- _YOUR INSTRUCTIONS_
Give the number of lines holding the string "matplotlib", and nothing else.

- _DATA_
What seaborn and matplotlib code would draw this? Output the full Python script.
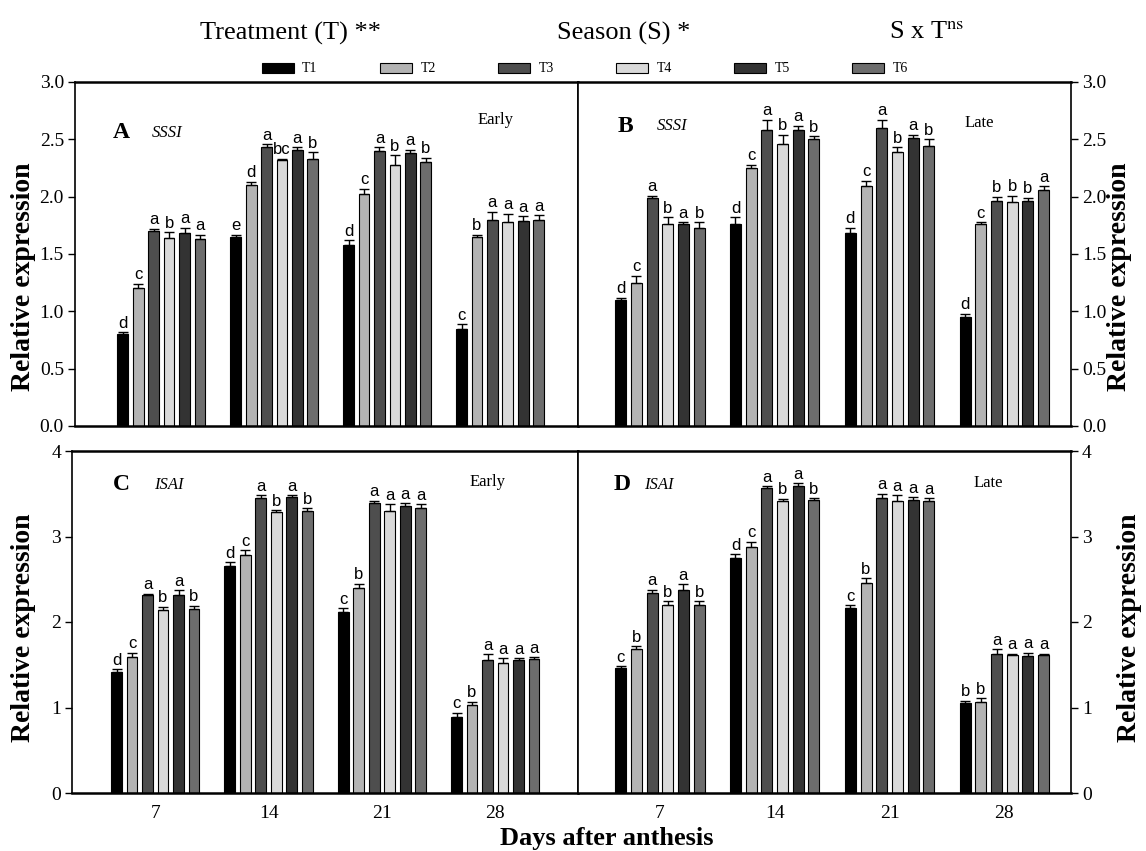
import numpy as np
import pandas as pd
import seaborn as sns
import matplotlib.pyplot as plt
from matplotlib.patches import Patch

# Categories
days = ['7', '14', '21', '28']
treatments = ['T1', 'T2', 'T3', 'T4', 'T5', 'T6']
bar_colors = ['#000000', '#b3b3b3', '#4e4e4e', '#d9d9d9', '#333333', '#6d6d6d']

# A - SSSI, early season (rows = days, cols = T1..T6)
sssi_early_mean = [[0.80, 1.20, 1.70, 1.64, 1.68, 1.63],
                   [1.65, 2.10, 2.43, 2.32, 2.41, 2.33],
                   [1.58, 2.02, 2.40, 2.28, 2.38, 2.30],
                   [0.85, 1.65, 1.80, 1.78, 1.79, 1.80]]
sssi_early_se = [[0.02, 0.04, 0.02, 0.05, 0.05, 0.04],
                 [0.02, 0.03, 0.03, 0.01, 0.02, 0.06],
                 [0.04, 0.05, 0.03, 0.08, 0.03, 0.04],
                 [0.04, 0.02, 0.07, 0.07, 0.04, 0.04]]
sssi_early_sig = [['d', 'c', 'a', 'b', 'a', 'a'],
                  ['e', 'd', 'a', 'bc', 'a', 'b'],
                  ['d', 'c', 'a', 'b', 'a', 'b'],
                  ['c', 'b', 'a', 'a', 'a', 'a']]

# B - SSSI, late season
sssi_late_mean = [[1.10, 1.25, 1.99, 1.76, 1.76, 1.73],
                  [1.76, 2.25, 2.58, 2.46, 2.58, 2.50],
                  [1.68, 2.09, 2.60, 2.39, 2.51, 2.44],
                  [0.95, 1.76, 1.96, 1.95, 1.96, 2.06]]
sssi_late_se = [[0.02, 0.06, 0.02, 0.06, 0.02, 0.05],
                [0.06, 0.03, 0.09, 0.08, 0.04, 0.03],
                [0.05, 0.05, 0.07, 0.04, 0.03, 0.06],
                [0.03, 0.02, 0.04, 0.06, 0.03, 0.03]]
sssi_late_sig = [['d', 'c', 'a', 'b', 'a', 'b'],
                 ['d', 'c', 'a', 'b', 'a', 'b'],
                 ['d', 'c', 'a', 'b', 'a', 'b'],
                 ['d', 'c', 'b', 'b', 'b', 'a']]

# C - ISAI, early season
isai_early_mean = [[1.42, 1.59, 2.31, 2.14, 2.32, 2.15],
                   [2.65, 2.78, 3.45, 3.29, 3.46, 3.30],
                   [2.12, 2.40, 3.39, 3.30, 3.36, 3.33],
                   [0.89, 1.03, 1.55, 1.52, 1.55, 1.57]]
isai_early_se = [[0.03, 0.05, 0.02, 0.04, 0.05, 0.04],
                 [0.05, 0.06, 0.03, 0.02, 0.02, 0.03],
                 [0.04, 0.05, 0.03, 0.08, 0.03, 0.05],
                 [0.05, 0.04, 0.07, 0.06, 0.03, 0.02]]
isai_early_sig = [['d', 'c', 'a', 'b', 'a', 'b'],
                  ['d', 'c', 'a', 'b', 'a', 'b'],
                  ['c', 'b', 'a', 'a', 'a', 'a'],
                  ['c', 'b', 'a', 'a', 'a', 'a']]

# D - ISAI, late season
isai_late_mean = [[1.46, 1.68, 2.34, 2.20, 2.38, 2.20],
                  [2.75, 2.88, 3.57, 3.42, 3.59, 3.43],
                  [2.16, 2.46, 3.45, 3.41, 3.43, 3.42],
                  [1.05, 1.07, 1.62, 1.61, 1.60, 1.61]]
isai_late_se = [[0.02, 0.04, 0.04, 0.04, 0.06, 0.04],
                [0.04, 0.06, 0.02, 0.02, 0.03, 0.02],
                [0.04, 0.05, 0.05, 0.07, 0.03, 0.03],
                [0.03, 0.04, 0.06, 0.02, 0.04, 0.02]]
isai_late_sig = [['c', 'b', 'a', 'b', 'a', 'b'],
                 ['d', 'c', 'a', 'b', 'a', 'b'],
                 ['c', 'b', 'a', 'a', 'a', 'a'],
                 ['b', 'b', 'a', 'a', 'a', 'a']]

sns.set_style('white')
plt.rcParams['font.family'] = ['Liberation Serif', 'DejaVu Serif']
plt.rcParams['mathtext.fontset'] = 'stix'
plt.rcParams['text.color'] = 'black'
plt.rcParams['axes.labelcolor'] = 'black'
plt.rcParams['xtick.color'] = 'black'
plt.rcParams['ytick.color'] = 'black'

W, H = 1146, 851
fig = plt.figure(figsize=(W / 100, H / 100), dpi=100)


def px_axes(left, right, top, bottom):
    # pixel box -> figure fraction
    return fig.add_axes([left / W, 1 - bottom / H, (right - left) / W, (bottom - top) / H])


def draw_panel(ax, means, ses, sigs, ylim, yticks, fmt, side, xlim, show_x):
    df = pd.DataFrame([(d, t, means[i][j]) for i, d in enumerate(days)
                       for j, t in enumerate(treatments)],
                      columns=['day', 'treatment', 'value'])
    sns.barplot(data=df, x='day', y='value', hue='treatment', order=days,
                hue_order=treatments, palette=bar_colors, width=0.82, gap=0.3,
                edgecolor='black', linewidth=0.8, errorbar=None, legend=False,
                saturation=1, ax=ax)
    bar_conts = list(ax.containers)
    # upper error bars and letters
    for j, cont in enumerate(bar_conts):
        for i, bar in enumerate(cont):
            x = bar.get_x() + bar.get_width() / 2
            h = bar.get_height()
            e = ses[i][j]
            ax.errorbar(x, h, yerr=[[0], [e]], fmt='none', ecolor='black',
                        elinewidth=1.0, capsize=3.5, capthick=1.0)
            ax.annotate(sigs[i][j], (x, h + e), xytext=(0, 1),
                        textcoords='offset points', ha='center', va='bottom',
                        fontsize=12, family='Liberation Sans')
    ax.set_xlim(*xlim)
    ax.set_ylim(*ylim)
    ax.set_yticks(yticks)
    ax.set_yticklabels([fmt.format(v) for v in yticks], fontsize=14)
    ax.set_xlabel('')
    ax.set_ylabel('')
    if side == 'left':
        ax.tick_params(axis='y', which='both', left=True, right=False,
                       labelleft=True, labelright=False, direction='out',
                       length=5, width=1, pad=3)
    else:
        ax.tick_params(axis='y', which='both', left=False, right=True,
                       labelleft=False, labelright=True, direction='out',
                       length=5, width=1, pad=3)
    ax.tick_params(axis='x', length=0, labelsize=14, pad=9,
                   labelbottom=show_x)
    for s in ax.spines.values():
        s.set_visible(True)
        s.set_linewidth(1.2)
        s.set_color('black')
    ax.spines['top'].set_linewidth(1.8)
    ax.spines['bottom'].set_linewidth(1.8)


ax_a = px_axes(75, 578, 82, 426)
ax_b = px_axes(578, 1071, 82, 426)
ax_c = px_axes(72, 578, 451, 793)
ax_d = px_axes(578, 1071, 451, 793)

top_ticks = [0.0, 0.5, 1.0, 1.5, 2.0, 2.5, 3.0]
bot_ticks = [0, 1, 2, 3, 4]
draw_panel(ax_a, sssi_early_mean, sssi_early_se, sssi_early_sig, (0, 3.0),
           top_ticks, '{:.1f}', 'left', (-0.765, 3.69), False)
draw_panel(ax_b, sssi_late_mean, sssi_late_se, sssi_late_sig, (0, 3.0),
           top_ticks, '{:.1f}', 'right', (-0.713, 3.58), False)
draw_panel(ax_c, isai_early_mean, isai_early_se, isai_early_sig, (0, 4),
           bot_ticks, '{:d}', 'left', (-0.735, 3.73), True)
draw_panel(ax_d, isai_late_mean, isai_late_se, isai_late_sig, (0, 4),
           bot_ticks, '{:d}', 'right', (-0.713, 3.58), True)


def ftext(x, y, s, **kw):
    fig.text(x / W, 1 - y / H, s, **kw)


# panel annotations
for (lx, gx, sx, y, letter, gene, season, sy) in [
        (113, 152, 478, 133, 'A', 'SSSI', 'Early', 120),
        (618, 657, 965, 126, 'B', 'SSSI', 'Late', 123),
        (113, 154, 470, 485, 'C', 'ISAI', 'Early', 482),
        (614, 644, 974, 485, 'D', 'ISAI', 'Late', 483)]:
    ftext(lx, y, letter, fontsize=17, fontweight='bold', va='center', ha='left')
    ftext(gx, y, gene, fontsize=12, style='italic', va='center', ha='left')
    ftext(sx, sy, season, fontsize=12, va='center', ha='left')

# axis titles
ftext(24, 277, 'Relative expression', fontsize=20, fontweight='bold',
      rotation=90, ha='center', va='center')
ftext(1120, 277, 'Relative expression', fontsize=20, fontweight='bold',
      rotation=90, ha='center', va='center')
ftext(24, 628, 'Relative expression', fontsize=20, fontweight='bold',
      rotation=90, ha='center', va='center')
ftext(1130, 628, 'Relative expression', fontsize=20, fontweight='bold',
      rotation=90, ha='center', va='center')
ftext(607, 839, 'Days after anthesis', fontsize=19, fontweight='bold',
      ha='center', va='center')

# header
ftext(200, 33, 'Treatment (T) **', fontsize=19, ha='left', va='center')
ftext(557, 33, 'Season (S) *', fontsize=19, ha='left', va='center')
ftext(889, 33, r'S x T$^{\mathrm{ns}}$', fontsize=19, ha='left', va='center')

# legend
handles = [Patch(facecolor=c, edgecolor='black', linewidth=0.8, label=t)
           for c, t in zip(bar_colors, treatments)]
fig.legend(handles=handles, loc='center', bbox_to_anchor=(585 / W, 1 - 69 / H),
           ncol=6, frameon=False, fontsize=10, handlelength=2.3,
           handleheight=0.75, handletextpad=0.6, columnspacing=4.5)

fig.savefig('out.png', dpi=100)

- _OUTPUT FOR THIS TASK_
3